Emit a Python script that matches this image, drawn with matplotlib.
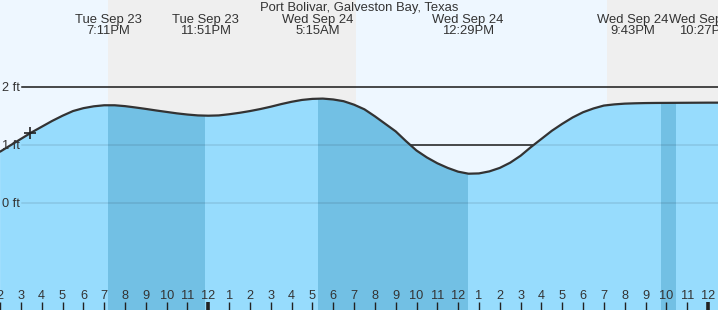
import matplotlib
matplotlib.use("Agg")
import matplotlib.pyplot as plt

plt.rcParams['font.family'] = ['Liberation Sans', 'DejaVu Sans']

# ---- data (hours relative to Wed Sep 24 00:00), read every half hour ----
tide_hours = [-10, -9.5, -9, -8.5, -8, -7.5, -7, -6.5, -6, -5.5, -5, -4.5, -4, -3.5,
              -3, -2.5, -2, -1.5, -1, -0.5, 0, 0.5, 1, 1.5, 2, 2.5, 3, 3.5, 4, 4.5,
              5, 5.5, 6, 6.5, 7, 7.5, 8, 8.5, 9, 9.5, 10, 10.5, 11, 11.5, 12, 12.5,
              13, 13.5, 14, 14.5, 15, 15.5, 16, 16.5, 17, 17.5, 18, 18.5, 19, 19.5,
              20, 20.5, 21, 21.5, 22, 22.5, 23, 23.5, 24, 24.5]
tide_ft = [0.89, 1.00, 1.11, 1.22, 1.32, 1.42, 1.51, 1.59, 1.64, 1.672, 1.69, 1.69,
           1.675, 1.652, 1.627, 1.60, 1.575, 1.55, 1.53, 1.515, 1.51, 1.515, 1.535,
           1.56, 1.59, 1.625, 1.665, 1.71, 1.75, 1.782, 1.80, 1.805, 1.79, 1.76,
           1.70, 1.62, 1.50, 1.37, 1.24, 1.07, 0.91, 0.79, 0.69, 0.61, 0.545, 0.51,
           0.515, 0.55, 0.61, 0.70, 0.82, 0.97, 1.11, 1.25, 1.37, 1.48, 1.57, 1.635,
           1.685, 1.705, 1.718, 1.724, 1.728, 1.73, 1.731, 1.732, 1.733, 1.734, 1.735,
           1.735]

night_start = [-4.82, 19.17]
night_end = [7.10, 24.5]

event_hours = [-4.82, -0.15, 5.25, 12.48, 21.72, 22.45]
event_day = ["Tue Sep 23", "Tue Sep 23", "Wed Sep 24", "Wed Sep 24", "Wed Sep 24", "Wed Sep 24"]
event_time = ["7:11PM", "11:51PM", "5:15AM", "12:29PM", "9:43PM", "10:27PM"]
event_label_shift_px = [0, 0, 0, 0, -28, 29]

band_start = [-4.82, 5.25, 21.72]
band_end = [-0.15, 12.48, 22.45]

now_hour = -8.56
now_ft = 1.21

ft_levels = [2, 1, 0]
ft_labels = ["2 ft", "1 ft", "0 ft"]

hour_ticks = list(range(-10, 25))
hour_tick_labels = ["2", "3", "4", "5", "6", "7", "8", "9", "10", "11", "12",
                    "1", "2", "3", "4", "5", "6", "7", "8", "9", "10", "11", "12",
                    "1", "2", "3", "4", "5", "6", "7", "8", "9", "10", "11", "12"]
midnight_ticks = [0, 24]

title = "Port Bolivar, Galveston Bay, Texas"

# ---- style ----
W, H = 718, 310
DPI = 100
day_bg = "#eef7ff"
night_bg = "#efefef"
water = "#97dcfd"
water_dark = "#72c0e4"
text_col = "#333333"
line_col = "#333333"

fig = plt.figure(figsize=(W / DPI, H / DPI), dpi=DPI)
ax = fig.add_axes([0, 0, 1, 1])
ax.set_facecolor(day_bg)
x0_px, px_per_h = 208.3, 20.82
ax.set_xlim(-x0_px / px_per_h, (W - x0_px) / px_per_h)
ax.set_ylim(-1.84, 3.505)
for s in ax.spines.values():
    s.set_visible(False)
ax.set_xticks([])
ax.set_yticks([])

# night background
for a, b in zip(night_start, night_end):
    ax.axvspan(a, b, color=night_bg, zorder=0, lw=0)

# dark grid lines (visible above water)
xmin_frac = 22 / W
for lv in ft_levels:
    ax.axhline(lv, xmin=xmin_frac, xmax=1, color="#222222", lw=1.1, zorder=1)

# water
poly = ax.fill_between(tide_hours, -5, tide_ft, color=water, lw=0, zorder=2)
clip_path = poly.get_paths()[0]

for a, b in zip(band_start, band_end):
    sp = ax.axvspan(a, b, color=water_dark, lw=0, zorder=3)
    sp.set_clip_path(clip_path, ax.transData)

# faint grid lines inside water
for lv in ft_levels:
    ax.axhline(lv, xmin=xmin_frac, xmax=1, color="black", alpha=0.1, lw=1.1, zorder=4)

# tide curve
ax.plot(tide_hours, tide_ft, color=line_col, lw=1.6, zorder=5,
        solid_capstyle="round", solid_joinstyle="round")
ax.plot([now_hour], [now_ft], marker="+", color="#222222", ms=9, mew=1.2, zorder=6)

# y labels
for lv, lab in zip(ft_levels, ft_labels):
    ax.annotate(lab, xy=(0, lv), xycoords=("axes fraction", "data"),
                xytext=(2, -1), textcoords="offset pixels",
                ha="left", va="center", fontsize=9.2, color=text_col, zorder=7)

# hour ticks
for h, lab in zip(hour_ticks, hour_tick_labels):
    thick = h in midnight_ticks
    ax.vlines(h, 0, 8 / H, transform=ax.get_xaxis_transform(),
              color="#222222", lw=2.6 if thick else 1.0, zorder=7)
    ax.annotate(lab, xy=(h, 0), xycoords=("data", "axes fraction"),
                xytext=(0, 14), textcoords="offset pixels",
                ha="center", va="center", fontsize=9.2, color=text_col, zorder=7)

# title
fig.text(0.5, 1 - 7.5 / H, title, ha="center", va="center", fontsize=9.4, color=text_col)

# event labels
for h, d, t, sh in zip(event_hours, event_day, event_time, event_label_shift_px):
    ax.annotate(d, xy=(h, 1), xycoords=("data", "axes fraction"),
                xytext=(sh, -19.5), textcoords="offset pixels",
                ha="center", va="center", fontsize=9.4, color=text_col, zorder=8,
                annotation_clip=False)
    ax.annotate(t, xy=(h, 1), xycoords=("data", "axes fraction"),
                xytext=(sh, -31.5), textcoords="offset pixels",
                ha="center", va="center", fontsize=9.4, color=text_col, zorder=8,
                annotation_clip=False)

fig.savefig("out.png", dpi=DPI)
::::::
== What you need to do ==
Make an exact copy of the data above, pictures excluded.

== Complete answer ==
Emit a Python script that matches this image, drawn with matplotlib.
import matplotlib
matplotlib.use("Agg")
import matplotlib.pyplot as plt

plt.rcParams['font.family'] = ['Liberation Sans', 'DejaVu Sans']

# ---- data (hours relative to Wed Sep 24 00:00), read every half hour ----
tide_hours = [-10, -9.5, -9, -8.5, -8, -7.5, -7, -6.5, -6, -5.5, -5, -4.5, -4, -3.5,
              -3, -2.5, -2, -1.5, -1, -0.5, 0, 0.5, 1, 1.5, 2, 2.5, 3, 3.5, 4, 4.5,
              5, 5.5, 6, 6.5, 7, 7.5, 8, 8.5, 9, 9.5, 10, 10.5, 11, 11.5, 12, 12.5,
              13, 13.5, 14, 14.5, 15, 15.5, 16, 16.5, 17, 17.5, 18, 18.5, 19, 19.5,
              20, 20.5, 21, 21.5, 22, 22.5, 23, 23.5, 24, 24.5]
tide_ft = [0.89, 1.00, 1.11, 1.22, 1.32, 1.42, 1.51, 1.59, 1.64, 1.672, 1.69, 1.69,
           1.675, 1.652, 1.627, 1.60, 1.575, 1.55, 1.53, 1.515, 1.51, 1.515, 1.535,
           1.56, 1.59, 1.625, 1.665, 1.71, 1.75, 1.782, 1.80, 1.805, 1.79, 1.76,
           1.70, 1.62, 1.50, 1.37, 1.24, 1.07, 0.91, 0.79, 0.69, 0.61, 0.545, 0.51,
           0.515, 0.55, 0.61, 0.70, 0.82, 0.97, 1.11, 1.25, 1.37, 1.48, 1.57, 1.635,
           1.685, 1.705, 1.718, 1.724, 1.728, 1.73, 1.731, 1.732, 1.733, 1.734, 1.735,
           1.735]

night_start = [-4.82, 19.17]
night_end = [7.10, 24.5]

event_hours = [-4.82, -0.15, 5.25, 12.48, 21.72, 22.45]
event_day = ["Tue Sep 23", "Tue Sep 23", "Wed Sep 24", "Wed Sep 24", "Wed Sep 24", "Wed Sep 24"]
event_time = ["7:11PM", "11:51PM", "5:15AM", "12:29PM", "9:43PM", "10:27PM"]
event_label_shift_px = [0, 0, 0, 0, -28, 29]

band_start = [-4.82, 5.25, 21.72]
band_end = [-0.15, 12.48, 22.45]

now_hour = -8.56
now_ft = 1.21

ft_levels = [2, 1, 0]
ft_labels = ["2 ft", "1 ft", "0 ft"]

hour_ticks = list(range(-10, 25))
hour_tick_labels = ["2", "3", "4", "5", "6", "7", "8", "9", "10", "11", "12",
                    "1", "2", "3", "4", "5", "6", "7", "8", "9", "10", "11", "12",
                    "1", "2", "3", "4", "5", "6", "7", "8", "9", "10", "11", "12"]
midnight_ticks = [0, 24]

title = "Port Bolivar, Galveston Bay, Texas"

# ---- style ----
W, H = 718, 310
DPI = 100
day_bg = "#eef7ff"
night_bg = "#efefef"
water = "#97dcfd"
water_dark = "#72c0e4"
text_col = "#333333"
line_col = "#333333"

fig = plt.figure(figsize=(W / DPI, H / DPI), dpi=DPI)
ax = fig.add_axes([0, 0, 1, 1])
ax.set_facecolor(day_bg)
x0_px, px_per_h = 208.3, 20.82
ax.set_xlim(-x0_px / px_per_h, (W - x0_px) / px_per_h)
ax.set_ylim(-1.84, 3.505)
for s in ax.spines.values():
    s.set_visible(False)
ax.set_xticks([])
ax.set_yticks([])

# night background
for a, b in zip(night_start, night_end):
    ax.axvspan(a, b, color=night_bg, zorder=0, lw=0)

# dark grid lines (visible above water)
xmin_frac = 22 / W
for lv in ft_levels:
    ax.axhline(lv, xmin=xmin_frac, xmax=1, color="#222222", lw=1.1, zorder=1)

# water
poly = ax.fill_between(tide_hours, -5, tide_ft, color=water, lw=0, zorder=2)
clip_path = poly.get_paths()[0]

for a, b in zip(band_start, band_end):
    sp = ax.axvspan(a, b, color=water_dark, lw=0, zorder=3)
    sp.set_clip_path(clip_path, ax.transData)

# faint grid lines inside water
for lv in ft_levels:
    ax.axhline(lv, xmin=xmin_frac, xmax=1, color="black", alpha=0.1, lw=1.1, zorder=4)

# tide curve
ax.plot(tide_hours, tide_ft, color=line_col, lw=1.6, zorder=5,
        solid_capstyle="round", solid_joinstyle="round")
ax.plot([now_hour], [now_ft], marker="+", color="#222222", ms=9, mew=1.2, zorder=6)

# y labels
for lv, lab in zip(ft_levels, ft_labels):
    ax.annotate(lab, xy=(0, lv), xycoords=("axes fraction", "data"),
                xytext=(2, -1), textcoords="offset pixels",
                ha="left", va="center", fontsize=9.2, color=text_col, zorder=7)

# hour ticks
for h, lab in zip(hour_ticks, hour_tick_labels):
    thick = h in midnight_ticks
    ax.vlines(h, 0, 8 / H, transform=ax.get_xaxis_transform(),
              color="#222222", lw=2.6 if thick else 1.0, zorder=7)
    ax.annotate(lab, xy=(h, 0), xycoords=("data", "axes fraction"),
                xytext=(0, 14), textcoords="offset pixels",
                ha="center", va="center", fontsize=9.2, color=text_col, zorder=7)

# title
fig.text(0.5, 1 - 7.5 / H, title, ha="center", va="center", fontsize=9.4, color=text_col)

# event labels
for h, d, t, sh in zip(event_hours, event_day, event_time, event_label_shift_px):
    ax.annotate(d, xy=(h, 1), xycoords=("data", "axes fraction"),
                xytext=(sh, -19.5), textcoords="offset pixels",
                ha="center", va="center", fontsize=9.4, color=text_col, zorder=8,
                annotation_clip=False)
    ax.annotate(t, xy=(h, 1), xycoords=("data", "axes fraction"),
                xytext=(sh, -31.5), textcoords="offset pixels",
                ha="center", va="center", fontsize=9.4, color=text_col, zorder=8,
                annotation_clip=False)

fig.savefig("out.png", dpi=DPI)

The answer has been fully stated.